La vulnerabilidad te da una bofetada, se adueña de tus entrañas y te fuerza a reconocerte insuficiente, desnudo y desarmado, cuando los minutos se hacen horas y las manecillas del reloj parece que no avanzan. El tiempo, tan generoso a veces, tan retante otras tantas, te invita a reflexionar. 



Entre tanto golpe de realidad una busca el antídoto para saciar el corazón herido. Y es ahí, vacía y despojada de cualquier armadura, donde la verdad de sus promesas se adueña de los pensamientos y se hace presente un Dios amoroso que acompaña y que da sentido pleno a la existencia. Un Dios que se muestra en lo pequeño, en lo más básico. Una presencia que promete descanso en delicados pastos y junto a aguas de reposo.
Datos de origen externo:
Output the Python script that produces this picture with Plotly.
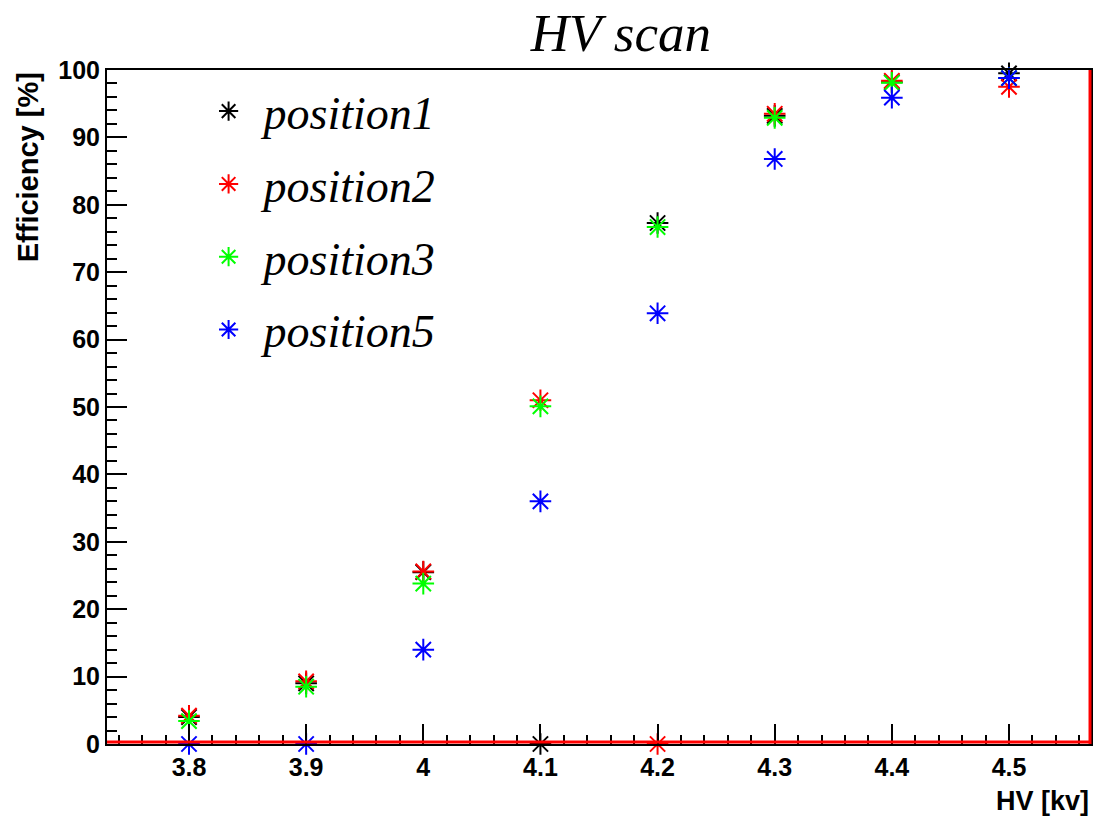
import plotly.graph_objects as go

hv = [3.8, 3.9, 4.0, 4.1, 4.2, 4.3, 4.4, 4.5]
pos1 = [4.0, 9.0, 25.5, 0.0, 77.3, 93.2, 98.2, 99.5]
pos2 = [4.2, 9.3, 25.6, 51.0, 0.0, 93.5, 98.4, 97.5]
pos3 = [3.4, 8.5, 23.8, 50.1, 76.7, 92.9, 98.1, 98.8]
pos5 = [0.0, 0.0, 14.0, 36.0, 63.9, 86.8, 95.9, 98.8]

series = [
    ("position1", pos1, "#000000"),
    ("position2", pos2, "#ff0000"),
    ("position3", pos3, "#00ff00"),
    ("position5", pos5, "#0000ff"),
]

x_ticks = [3.8, 3.9, 4.0, 4.1, 4.2, 4.3, 4.4, 4.5]
x_ticklabels = ["3.8", "3.9", "4", "4.1", "4.2", "4.3", "4.4", "4.5"]
y_ticks = [0, 10, 20, 30, 40, 50, 60, 70, 80, 90, 100]

fig = go.Figure()
for name, vals, col in series:
    fig.add_trace(go.Scatter(
        x=hv, y=vals, mode="markers", name=name, legendgroup=name,
        cliponaxis=False,
        marker=dict(symbol="asterisk-open", size=18, color=col,
                    line=dict(color=col, width=2)),
    ))

bold = dict(family="Liberation Sans", size=25, color="black", weight="bold")

fig.update_layout(
    width=1097, height=818,
    paper_bgcolor="white", plot_bgcolor="white",
    margin=dict(l=107, r=4, t=70, b=74),
    title=dict(text="<i>HV scan</i>", x=0.566, xanchor="center", y=0.96, yanchor="middle",
               font=dict(family="Liberation Serif", size=53, color="black")),
    showlegend=True,
    legend=dict(x=0.088, y=0.993, xanchor="left", yanchor="top",
                bgcolor="rgba(0,0,0,0)", borderwidth=0,
                tracegroupgap=10, itemwidth=60,
                font=dict(family="Liberation Serif", size=46, color="black", style="italic")),
    xaxis=dict(range=[3.73, 4.57], tickvals=x_ticks, ticktext=x_ticklabels,
               ticks="inside", ticklen=20, tickwidth=2, tickcolor="black",
               minor=dict(ticks="inside", ticklen=9, tickwidth=2, tickcolor="black", dtick=0.02, showgrid=False),
               showgrid=False, zeroline=False, showline=True, linecolor="black", linewidth=2, mirror=True,
               tickfont=bold),
    yaxis=dict(range=[0, 100], tickvals=y_ticks,
               ticks="inside", ticklen=20, tickwidth=2, tickcolor="black",
               minor=dict(ticks="inside", ticklen=10, tickwidth=2, tickcolor="black", dtick=2, showgrid=False),
               showgrid=False, zeroline=False, showline=True, linecolor="black", linewidth=2, mirror=True,
               tickfont=bold),
    annotations=[
        dict(text="Efficiency [%]", textangle=-90, xref="paper", yref="paper",
             x=-0.080, y=1.0, xanchor="center", yanchor="top", showarrow=False,
             font=dict(family="Liberation Sans", size=29, color="black", weight="bold")),
        dict(text="HV [kv]", xref="paper", yref="paper",
             x=1.0, y=-0.0846, xanchor="right", yanchor="middle", showarrow=False,
             font=dict(family="Liberation Sans", size=27, color="black", weight="bold")),
    ],
    shapes=[
        dict(type="line", xref="paper", yref="paper", x0=0, x1=1, y0=0.003, y1=0.003,
             line=dict(color="#ff0000", width=3)),
        dict(type="line", xref="paper", yref="paper", x0=0.999, x1=0.999, y0=0, y1=1,
             line=dict(color="#ff0000", width=3)),
    ],
)

fig.write_html("out.html", config={"displayModeBar": False},
               post_script="document.body.style.margin='0';document.body.style.padding='0';document.body.style.overflow='hidden';")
Ese mismo Dios de las promesas que hago mías y repito en mi mente, me lleva a saciar mi sed de paz. Y buscando los regalos de su amor viajo en el tiempo solo unas horas atrás; les veo a ellos, recordando sus caras, sus abrazos y aunque no los recibo en ese momento los siento como míos ahora. El calor del abrazo a quién amas, un beso, unas palabras sencillas. No hay más. Lo que antes parecían "problemas cotidianos" ahora quedan reducidos a la nada. 



Solo el amor y el dolor en una lucha cara a cara. Ganó el más alimentado: Y esta esperanza no nos defrauda, porque Dios ha llenado con su amor nuestro corazón por medio del Espíritu Santo que nos ha dado (Romanos 5:5). La batalla es difícil. Pero el amor de Dios no nos deja indiferentes. 



Dios mío, Dios mío ¿Porque me has desamparado? Se preguntaba Jesús en la cruz, recordándonos que nuestras emociones nos pueden llevar a sentir la soledad más desgarradora. Pero Jesús tenía algo más que decir: Padre, mi vida está en tus manos. Y es entonces, en la entrega más sincera y absoluta cuando el amor vence en nuestra mente y corazón. Como venció en la cruz”.



Lunes 16 de marzo de 2020. La pandemia del coronavirus sumerge a la humanidad en el sufrimiento más atroz e inesperado y, de pronto, nuestro mundo se convierte en otro mundo en el que reinan la incertidumbre, la inseguridad, el miedo, la enfermedad y la muerte. Todo aquello que parecía firme y sólido, de súbito se desmorona sin remedio. Hay muchas preguntas, pero pocas respuestas ante un caos de proporciones planetarias. Y así, de manera inesperada, todo cambia. 



¿Qué sucede cuando la fragilidad de la vida hace su aparición y el dolor se apodera de las emociones barriendo de un manotazo lo que antes parecía tan estable? ¿Qué hacemos cuando la vulnerabilidad nos da una bofetada, se adueña de nuestras entrañas y nos fuerza a reconocernos insuficientes, desnudos y desarmados?     



Rom. 8:38-39 – “Por lo cual estoy seguro de que ni la muerte, ni la vida, ni ángeles, ni principados, ni potestades, ni lo presente, ni lo porvenir, ni lo alto, ni lo profundo, ni ninguna otra cosa creada nos podrá separar del amor de Dios que es en Cristo Jesús”.